In this paper, we study pair correlations in low-lying $T=0$ states for two typical cases of odd-odd $N=Z$ nuclei. The first case is six nucleons in a single $j=9/2$ shell, for which we study the $S$-broken-pair approximation, the isoscalar spin-1 pair condensation, and the isoscalar spin-aligned pair condensation, with schematic interactions. In the second case, we study pair approximations and correlation energies for ${}^{22}\mathrm{Na}$, ${}^{34}\mathrm{Cl}$, ${}^{46}\mathrm{V}$, ${}^{62}\mathrm{Ga}$, and ${}^{94}\mathrm{Ag}$ in multi-$j$ shells with effective interactions. A few $T=0$ states are found to be well represented by isoscalar nucleon pairs. The isoscalar spin-aligned pairs play an important role for the yrast $T=0$ states with $I\sim 2j$ and $I\sim I_{\max }$ in ${}^{22}\mathrm{Na}$, ${}^{46}\mathrm{V}$, and ${}^{94}\mathrm{Ag}$. The overlap between the isoscalar $\mathcal{J}=1$ pair wave function and the shell-model wave function is around 0.5 for the $I=1,3$ states of ${}^{34}\mathrm{Cl}$ and the $I=1$ state of ${}^{94}\mathrm{Ag}$. The $I=9$ state of ${}^{62}\mathrm{Ga}$ is very well described by the isoscalar $\mathcal{J}=3$ pair condensation.

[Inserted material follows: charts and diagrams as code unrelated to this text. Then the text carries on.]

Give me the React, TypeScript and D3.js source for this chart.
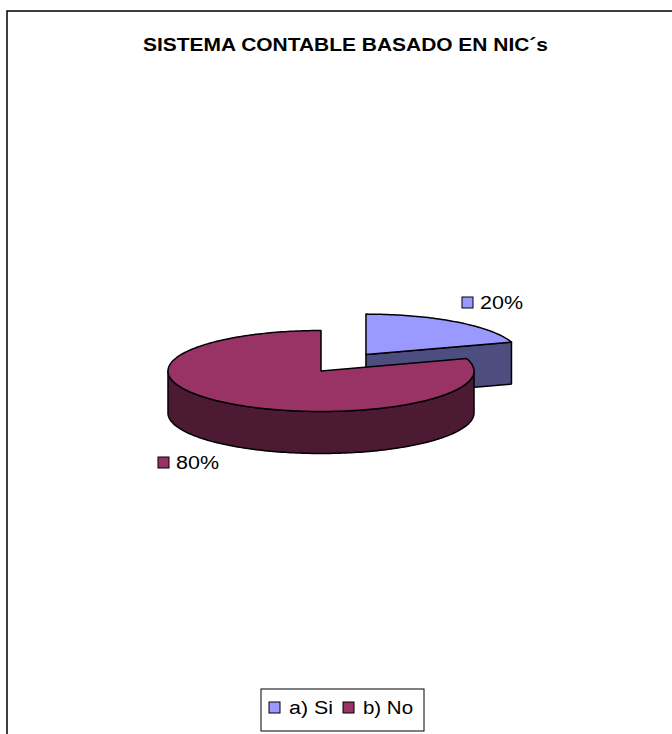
import React from "react";
import * as d3 from "d3";

const title = "SISTEMA CONTABLE BASADO EN NIC´s";
const categories = ["a) Si", "b) No"];
const values = [20, 80];
const labels = ["20%", "80%"];
const topColors = ["#9999FF", "#993366"];
const sideColors = ["#4D4D80", "#4D1A33"];
const explode = [0.5, 0];

const W = 672;
const H = 734;
const cx = 321;
const cy = 371;
const rx = 153;
const ry = 40.5;
const depth = 42;
const font = "'Liberation Sans', Arial, sans-serif";

function pt(ox: number, oy: number, a: number, dz = 0): [number, number] {
  return [ox + rx * Math.sin(a), oy - ry * Math.cos(a) + dz];
}

function arcPts(ox: number, oy: number, a0: number, a1: number, dz = 0) {
  const n = Math.max(2, Math.ceil(Math.abs(a1 - a0) / 0.02));
  return d3.range(n + 1).map((i) => pt(ox, oy, a0 + ((a1 - a0) * i) / n, dz));
}

const line = d3.line();

export default function App() {
  const pie = d3.pie<number>().sort(null).startAngle(0).endAngle(2 * Math.PI);
  const arcs = pie(values);

  const slices = arcs.map((a, i) => {
    const mid = (a.startAngle + a.endAngle) / 2;
    const ox = cx + explode[i] * rx * Math.sin(mid);
    const oy = cy - explode[i] * ry * Math.cos(mid);
    const faces: string[] = [];
    const s = Math.max(a.startAngle, Math.PI / 2);
    const e = Math.min(a.endAngle, (3 * Math.PI) / 2);
    if (e > s) {
      const top = arcPts(ox, oy, s, e);
      const bot = arcPts(ox, oy, s, e, depth).reverse();
      faces.push(line([...top, ...bot])! + "Z");
    }
    if (Math.sin(a.endAngle) > 1e-6) {
      const p = pt(ox, oy, a.endAngle);
      faces.push(
        line([
          [ox, oy],
          p,
          [p[0], p[1] + depth],
          [ox, oy + depth],
        ])! + "Z"
      );
    }
    if (Math.sin(a.startAngle) < -1e-6) {
      const p = pt(ox, oy, a.startAngle);
      faces.push(
        line([
          [ox, oy],
          p,
          [p[0], p[1] + depth],
          [ox, oy + depth],
        ])! + "Z"
      );
    }
    const topPath =
      line([[ox, oy], ...arcPts(ox, oy, a.startAngle, a.endAngle)])! + "Z";
    return { i, faces, topPath };
  });

  const labelPos: [number, number][] = [
    [462, 309],
    [158, 469],
  ];
  const labelLen = [43, 43];

  const legendItems = [
    { sq: 269, tx: 289, len: 44 },
    { sq: 343, tx: 363, len: 50 },
  ];

  return (
    <svg
      width={W}
      height={H}
      style={{ position: "absolute", left: 0, top: 0, background: "#fff" }}
    >
      <rect x={7} y={11} width={700} height={760} fill="#fff" stroke="#000" strokeWidth={1.5} />
      <text
        x={345.5}
        y={51}
        textAnchor="middle"
        fontFamily={font}
        fontWeight="bold"
        fontSize={19}
        textLength={405}
        lengthAdjust="spacingAndGlyphs"
      >
        {title}
      </text>
      {slices.map((sl) => (
        <g key={sl.i}>
          {sl.faces.map((f, k) => (
            <path key={k} d={f} fill={sideColors[sl.i]} stroke="#000" strokeWidth={1.5} strokeLinejoin="round" />
          ))}
          <path d={sl.topPath} fill={topColors[sl.i]} stroke="#000" strokeWidth={1.5} strokeLinejoin="round" />
        </g>
      ))}
      {labels.map((l, i) => (
        <g key={l}>
          <rect x={labelPos[i][0]} y={labelPos[i][1] - 12} width={11} height={11} fill={topColors[i]} stroke="#000" strokeWidth={1} />
          <text
            x={labelPos[i][0] + 18}
            y={labelPos[i][1]}
            fontFamily={font}
            fontSize={18}
            textLength={labelLen[i]}
            lengthAdjust="spacingAndGlyphs"
            fill="#000"
          >
            {l}
          </text>
        </g>
      ))}
      <rect x={261} y={689} width={163} height={42} fill="#fff" stroke="#000" strokeWidth={1} />
      {categories.map((c, i) => (
        <g key={c}>
          <rect x={legendItems[i].sq} y={702} width={11} height={11} fill={topColors[i]} stroke="#000" strokeWidth={1} />
          <text
            x={legendItems[i].tx}
            y={714}
            fontFamily={font}
            fontSize={18}
            textLength={legendItems[i].len}
            lengthAdjust="spacingAndGlyphs"
            fill="#000"
          >
            {c}
          </text>
        </g>
      ))}
    </svg>
  );
}
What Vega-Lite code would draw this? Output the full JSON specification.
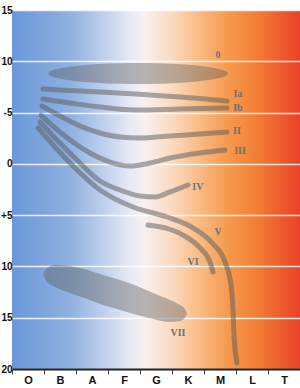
{
  "$schema": "https://vega.github.io/schema/vega-lite/v6.json",
  "width": 288,
  "height": 359,
  "autosize": {"type": "none"},
  "padding": {"left": 12, "top": 10, "right": 0, "bottom": 19},
  "background": "white",
  "datasets": {
    "lines": [
      {"c": "Ia", "x": 0.969, "y": -7.30}, {"c": "Ia", "x": 2.125, "y": -7.10}, {"c": "Ia", "x": 3.844, "y": -6.81}, {"c": "Ia", "x": 5.25, "y": -6.52}, {"c": "Ia", "x": 6.719, "y": -6.13},
      {"c": "Ib", "x": 0.969, "y": -6.32}, {"c": "Ib", "x": 1.813, "y": -5.93}, {"c": "Ib", "x": 2.5, "y": -5.64}, {"c": "Ib", "x": 3.844, "y": -5.25}, {"c": "Ib", "x": 5.25, "y": -5.35}, {"c": "Ib", "x": 6.719, "y": -5.45},
      {"c": "II", "x": 0.9375, "y": -5.64}, {"c": "II", "x": 1.5, "y": -4.67}, {"c": "II", "x": 2.125, "y": -3.69}, {"c": "II", "x": 2.75, "y": -3.01}, {"c": "II", "x": 3.375, "y": -2.62}, {"c": "II", "x": 4.0, "y": -2.52}, {"c": "II", "x": 4.9375, "y": -2.72}, {"c": "II", "x": 5.875, "y": -2.91}, {"c": "II", "x": 6.719, "y": -3.11},
      {"c": "III", "x": 0.906, "y": -4.76}, {"c": "III", "x": 1.344, "y": -3.50}, {"c": "III", "x": 1.8125, "y": -2.33}, {"c": "III", "x": 2.4375, "y": -1.06}, {"c": "III", "x": 3.0625, "y": -0.18}, {"c": "III", "x": 3.6875, "y": 0.21}, {"c": "III", "x": 4.3125, "y": -0.08}, {"c": "III", "x": 4.9375, "y": -0.57}, {"c": "III", "x": 5.875, "y": -1.06}, {"c": "III", "x": 6.656, "y": -1.35},
      {"c": "IV", "x": 0.875, "y": -4.08}, {"c": "IV", "x": 1.344, "y": -2.52}, {"c": "IV", "x": 1.969, "y": -0.57}, {"c": "IV", "x": 2.75, "y": 1.67}, {"c": "IV", "x": 3.375, "y": 2.55}, {"c": "IV", "x": 4.0, "y": 3.13}, {"c": "IV", "x": 4.469, "y": 3.23}, {"c": "IV", "x": 4.9375, "y": 2.74}, {"c": "IV", "x": 5.5, "y": 2.06},
      {"c": "V", "x": 0.8125, "y": -3.50}, {"c": "V", "x": 1.344, "y": -1.64}, {"c": "V", "x": 1.969, "y": 0.40}, {"c": "V", "x": 2.75, "y": 2.55}, {"c": "V", "x": 3.781, "y": 4.21}, {"c": "V", "x": 4.844, "y": 5.18}, {"c": "V", "x": 5.656, "y": 6.25}, {"c": "V", "x": 6.281, "y": 7.81}, {"c": "V", "x": 6.656, "y": 9.57}, {"c": "V", "x": 6.844, "y": 11.81}, {"c": "V", "x": 6.906, "y": 14.25}, {"c": "V", "x": 6.9375, "y": 16.68}, {"c": "V", "x": 7.031, "y": 19.41},
      {"c": "VI", "x": 4.25, "y": 5.96}, {"c": "VI", "x": 4.781, "y": 6.25}, {"c": "VI", "x": 5.344, "y": 6.94}, {"c": "VI", "x": 5.875, "y": 8.20}, {"c": "VI", "x": 6.1875, "y": 9.57}, {"c": "VI", "x": 6.281, "y": 10.54}
    ],
    "blobs": [
      {"c": "0", "x": 1.125, "y": -8.81, "y2": -8.81}, {"c": "0", "x": 1.156, "y": -8.96, "y2": -8.66}, {"c": "0", "x": 1.25, "y": -9.11, "y2": -8.51}, {"c": "0", "x": 1.5, "y": -9.32, "y2": -8.30}, {"c": "0", "x": 1.969, "y": -9.54, "y2": -8.08}, {"c": "0", "x": 2.594, "y": -9.71, "y2": -7.91}, {"c": "0", "x": 3.375, "y": -9.81, "y2": -7.81}, {"c": "0", "x": 3.9375, "y": -9.83, "y2": -7.79}, {"c": "0", "x": 4.625, "y": -9.80, "y2": -7.82}, {"c": "0", "x": 5.406, "y": -9.69, "y2": -7.93}, {"c": "0", "x": 6.031, "y": -9.49, "y2": -8.13}, {"c": "0", "x": 6.4375, "y": -9.28, "y2": -8.34}, {"c": "0", "x": 6.656, "y": -9.07, "y2": -8.55}, {"c": "0", "x": 6.719, "y": -8.96, "y2": -8.66}, {"c": "0", "x": 6.75, "y": -8.81, "y2": -8.81},
      {"c": "VII", "x": 0.969, "y": 10.74, "y2": 10.74}, {"c": "VII", "x": 1.094, "y": 10.15, "y2": 11.52}, {"c": "VII", "x": 1.344, "y": 9.86, "y2": 12.01}, {"c": "VII", "x": 1.8125, "y": 9.96, "y2": 12.59}, {"c": "VII", "x": 2.344, "y": 10.35, "y2": 13.18}, {"c": "VII", "x": 2.844, "y": 10.84, "y2": 13.76}, {"c": "VII", "x": 3.375, "y": 11.32, "y2": 14.25}, {"c": "VII", "x": 3.906, "y": 11.91, "y2": 14.74}, {"c": "VII", "x": 4.406, "y": 12.59, "y2": 15.13}, {"c": "VII", "x": 4.9375, "y": 13.27, "y2": 15.42}, {"c": "VII", "x": 5.25, "y": 13.76, "y2": 15.32}, {"c": "VII", "x": 5.406, "y": 14.15, "y2": 15.03}, {"c": "VII", "x": 5.469, "y": 14.59, "y2": 14.59}
    ],
    "labels": [
      {"t": "0", "x": 6.4375, "y": -10.61},
      {"t": "Ia", "x": 7.06, "y": -6.81},
      {"t": "Ib", "x": 7.06, "y": -5.45},
      {"t": "II", "x": 7.03, "y": -3.20},
      {"t": "III", "x": 7.125, "y": -1.25},
      {"t": "IV", "x": 5.81, "y": 2.26},
      {"t": "V", "x": 6.4375, "y": 6.64},
      {"t": "VI", "x": 5.656, "y": 9.57},
      {"t": "VII", "x": 5.1875, "y": 16.49}
    ]
  },
  "encoding": {
    "x": {
      "field": "x", "type": "quantitative",
      "scale": {"domain": [0, 9], "nice": false, "zero": false},
      "axis": {
        "title": null, "grid": false,
        "values": [0, 1, 2, 3, 4, 5, 6, 7, 8],
        "labelExpr": "['O','B','A','F','G','K','M','L','T'][datum.value]",
        "labelOffset": 16, "labelAlign": "center", "labelFlush": false, "labelOverlap": false,
        "tickSize": 5, "tickColor": "#444", "tickWidth": 1,
        "domainColor": "#222", "domainWidth": 2,
        "labelFont": "Liberation Sans", "labelFontWeight": "bold", "labelFontSize": 11, "labelColor": "#111",
        "labelPadding": 0
      }
    },
    "y": {
      "field": "y", "type": "quantitative",
      "scale": {"domain": [-15, 20], "reverse": true, "nice": false, "zero": false},
      "axis": {
        "title": null, "values": [-15, -10, -5, 0, 5, 10, 15, 20],
        "labelExpr": "datum.value == -5 ? '-5' : (datum.value == 5 ? '+5' : format(abs(datum.value), 'd'))",
        "ticks": false, "domain": false, "labelPadding": 0,
        "labelFlush": false, "labelOverlap": false,
        "grid": true, "gridColor": "#ffffff", "gridWidth": 1.5, "gridOpacity": 0.85,
        "labelFont": "Liberation Sans", "labelFontWeight": "bold", "labelFontSize": 10, "labelColor": "#111"
      }
    }
  },
  "layer": [
    {
      "data": {"name": "blobs"},
      "mark": {"type": "area", "interpolate": "monotone", "color": "#5e5e5e", "opacity": 0.42},
      "encoding": {"y2": {"field": "y2"}, "detail": {"field": "c"}}
    },
    {
      "data": {"name": "lines"},
      "mark": {"type": "line", "interpolate": "monotone", "color": "#5a5a5a", "opacity": 0.5, "strokeWidth": 5, "strokeCap": "round"},
      "encoding": {"detail": {"field": "c"}}
    },
    {
      "data": {"name": "labels"},
      "mark": {"type": "text", "font": "Liberation Serif", "fontWeight": "bold", "fontSize": 10, "color": "#707070", "align": "center", "baseline": "middle"},
      "encoding": {"text": {"field": "t"}}
    }
  ],
  "config": {
    "view": {
      "stroke": null,
      "fill": {
        "gradient": "linear", "x1": 0, "y1": 0, "x2": 1, "y2": 0,
        "stops": [
          {"offset": 0, "color": "#6a97d8"},
          {"offset": 0.2, "color": "#8fb0e0"},
          {"offset": 0.33, "color": "#c3d3ee"},
          {"offset": 0.41, "color": "#e8eaf5"},
          {"offset": 0.46, "color": "#f8f0f0"},
          {"offset": 0.55, "color": "#fbdcc4"},
          {"offset": 0.65, "color": "#f9bb85"},
          {"offset": 0.75, "color": "#f59a4d"},
          {"offset": 0.85, "color": "#f27e35"},
          {"offset": 1, "color": "#ea4128"}
        ]
      }
    }
  }
}
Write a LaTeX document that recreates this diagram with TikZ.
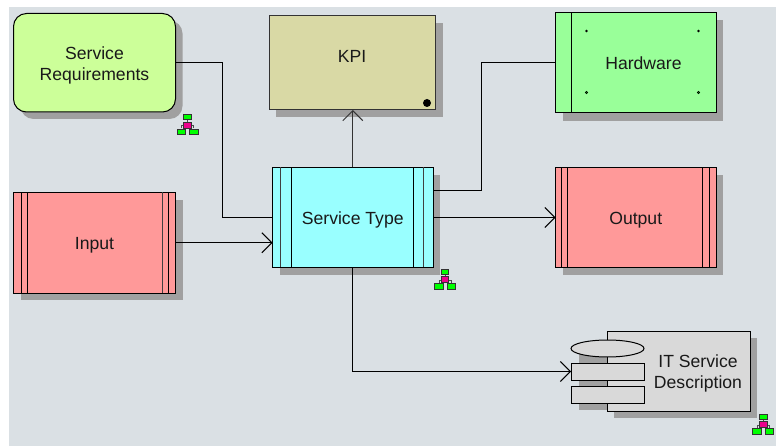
\documentclass[tikz,border=0pt]{standalone}
\usepackage{fontspec}
\setmainfont{Liberation Sans}
\usetikzlibrary{arrows.meta,calc}
\definecolor{bgc}{HTML}{DAE0E4}
\definecolor{shc}{HTML}{A0A0A0}
\definecolor{symc}{HTML}{D9D9D9}
\newcommand{\lowered}[1]{\raisebox{-6.6pt}[0pt][0pt]{#1}}
\tikzset{
  box/.style={draw=black,line width=1pt,rectangle,inner sep=0pt,outer sep=0pt,font=\fontsize{17.6}{21}\selectfont,text=black!90},
  caption/.style={font=\fontsize{17.6}{21}\selectfont,text=black!90,align=center},
  symbox/.style={draw=black,line width=1pt,fill=symc,shape=rectangle,minimum width=73pt,minimum height=17pt,inner sep=0pt,outer sep=0pt},
  flow/.style={draw=black,line width=1pt},
  arr/.style={flow,-{Straight Barb[length=10pt,width=20pt,line width=1pt]}},
  stripe/.style={draw=black!75,line width=1pt}
}
\newcommand{\orgicon}[2]{% x center, y top
  \begin{scope}[shift={(#1,#2)},line width=.8pt]
    \draw[black!70] (0,5) -- (0,8) (-6,14) -- (-6,11) -- (6,11) -- (6,14);
    \filldraw[fill=green,draw=black!80] (-3.8,0) rectangle (3.8,5);
    \filldraw[fill=magenta,draw=black!80] (-3.8,7.5) rectangle (3.8,13.5);
    \filldraw[fill=green,draw=black!80] (-10.5,14.5) rectangle (-2,20);
    \filldraw[fill=green,draw=black!80] (2,14.5) rectangle (10.5,20);
  \end{scope}}
\begin{document}
\begin{tikzpicture}[x=1pt,y=-1pt]
\useasboundingbox (0,0) rectangle (776,446);
\fill[bgc] (9,7) rectangle (776,446);
% shadows
\fill[shc,rounded corners=13pt] (20.5,20.5) rectangle (182.5,119);
\fill[shc] (276,23) rectangle (442.5,117);
\fill[shc] (279.5,175) rectangle (440,275.5);
\fill[shc] (562.5,20) rectangle (723,121);
\fill[shc] (562.5,175) rectangle (723,275);
\fill[shc] (20.5,200) rectangle (182.5,300);
\fill[shc] (614,338) rectangle (757,418);
\fill[shc] (579,345) rectangle (620,410);
% nodes
\node[box,fill={rgb,255:red,204;green,255;blue,153},rounded corners=13pt,minimum width=162pt,minimum height=98.5pt] (sr) at (94.5,62.75) {};
\node[caption] (srt) at (94.5,65) {Service\\[0pt]Requirements};
\node[box,draw=black!80,fill={rgb,255:red,217;green,217;blue,165},minimum width=166pt,minimum height=94pt] (kpi) at (352,63) {};
\node[caption] (kpit) at (352,56.5) {KPI};
\node[box,fill={rgb,255:red,153;green,255;blue,255},minimum width=160.5pt,minimum height=100pt] (st) at (352.75,217.5) {\lowered{Service Type}};
\node[box,fill={rgb,255:red,153;green,255;blue,153},minimum width=160.5pt,minimum height=100.5pt] (hw) at (635.75,62.75) {\hspace*{15.5pt}\lowered{Hardware}};
\node[box,fill={rgb,255:red,255;green,153;blue,153},minimum width=160.5pt,minimum height=100pt] (out) at (635.75,217.5) {\lowered{Output}};
\node[box,fill={rgb,255:red,255;green,153;blue,153},minimum width=162pt,minimum height=100.5pt] (in) at (94.5,242.75) {\lowered{Input}};
\node[box,fill=symc,minimum width=143pt,minimum height=80.5pt] (it) at (678.5,371.25) {};
\node[caption] (itt) at (698,373) {IT Service\\[0pt]Description};
% symbols
\node[symbox] (r1) at (607.5,371.5) {};
\node[symbox] (r2) at (607.5,394.5) {};
\filldraw[draw=black,line width=1pt,fill=symc] (607.5,348.5) ellipse (36.5pt and 8.5pt);
% stripes
\draw[stripe] (280.8,167.5) -- (280.8,267.5) (423.3,167.5) -- (423.3,267.5);
\draw[flow] (291.3,167.5) -- (291.3,267.5) (413.3,167.5) -- (413.3,267.5);
\draw[flow] (571,12.5) -- (571,113);
\draw[flow] (21.3,192.5) -- (21.3,293) (27.5,192.5) -- (27.5,293);
\draw[stripe] (162,192.5) -- (162,293);
\draw[flow] (168,192.5) -- (168,293);
\draw[flow] (561.5,167.5) -- (561.5,267.5) (567.5,167.5) -- (567.5,267.5);
\draw[flow] (702.5,167.5) -- (702.5,267.5) (709,167.5) -- (709,267.5);
% decorations
\fill (427,103) circle (4pt);
\fill (586.5,31) circle (1.3pt) (698.5,31) circle (1.3pt);
\filldraw[fill=green!60!black,draw=black,line width=.6pt] (586.5,92.5) circle (1.2pt) (698.5,92.5) circle (1.2pt);
% connectors
\draw[arr] (in.east) -- (in.east -| st.west);
\draw[flow] (sr.east) -- (222.5,62.75) |- (st.west);
\draw[arr,draw=black!80] (st.north) -- (st.north |- kpi.south);
\draw[flow] ($(st.east)+(0,-26.5)$) -- (481.5,191) -- (481.5,62.75) -- (hw.west);
\draw[arr] (st.east) -- (out.west);
\draw[arr] (st.south) |- (r1.west);
% icons
\orgicon{187.5}{114.5}
\orgicon{445}{269}
\orgicon{763.3}{414}
\end{tikzpicture}
\end{document}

The broken-pair approximation (which is similar to the 2-quasiparticle excitation of the isovector pair condensation) is appropriate for quite few states, such as the $I=1-3$ states of ${}^{34}\mathrm{Cl}$ and the $I=5$ state of ${}^{62}\mathrm{Ga}$. The correlation energies are presented in this paper. It is noted that the picture based on nucleon-pair wave functions is not always in agreement with the picture based on correlation energies.

Figure 1

Overlaps between the pair-truncated wave functions and the shell-model wave function for yrast $T=0$ states with spin $I=1,3,5,7,9$, for six nucleons in a single $j=9/2$ shell with a schematic Hamiltonian ${\widehat{H}}_{\mathrm{sch}}(a,b)=(1-a-b){\widehat{\mathcal{V}}}_{\mathcal{J}=0}+a{\widehat{\mathcal{V}}}_{\mathcal{J}=2j}+b{\widehat{\mathcal{V}}}_{\mathcal{J}=1}$, where $a$ and $b$ are adjustable parameters ranging from 0 to 1. The abbreviations “$S$-BP,” “SO,” and “SA” represent the $S$-broken-pair approximation, the isoscalar spin-1 pair condensation, and the isoscalar spin-aligned pair condensation, respectively.

Figure 2

Overlaps between the shell-model wave functions and pair-truncated wave functions for yrast $T=0$ states of odd-odd $N=Z$ nuclei, with effective interactions. “$S$-BP,” “$SD$-BP,” “SO,” and “SA” correspond to the $S$-broken-pair approximation, the $SD$-broken-pair approximation, the isoscalar $\mathcal{J}=1$ pair condensation, and the isoscalar spin-aligned pair condensation, respectively.

Figure 3

Yrast $T=0$-state energies of odd-odd $N=Z$ nuclei calculated with effective interactions. “SM” corresponds to the shell model, and “$S$-BP,” “$SD$-BP,” “SO,” and “SA” are the same as in Fig. 2.

Figure 4

Electric-quadrupole moment for yrast $T=0$ states of odd-odd $N=Z$ nuclei. “SM,” “$S$-BP,” “$SD$-BP,” “SO,” and “SA” are the same as in Fig. 2.

Figure 5

Correlation energies $E_{\mathrm{C}}^{(\mathcal{J},\mathcal{T})}$ [see Eq. (3)] in yrast $T=0$ states of odd-odd $N=Z$ nuclei.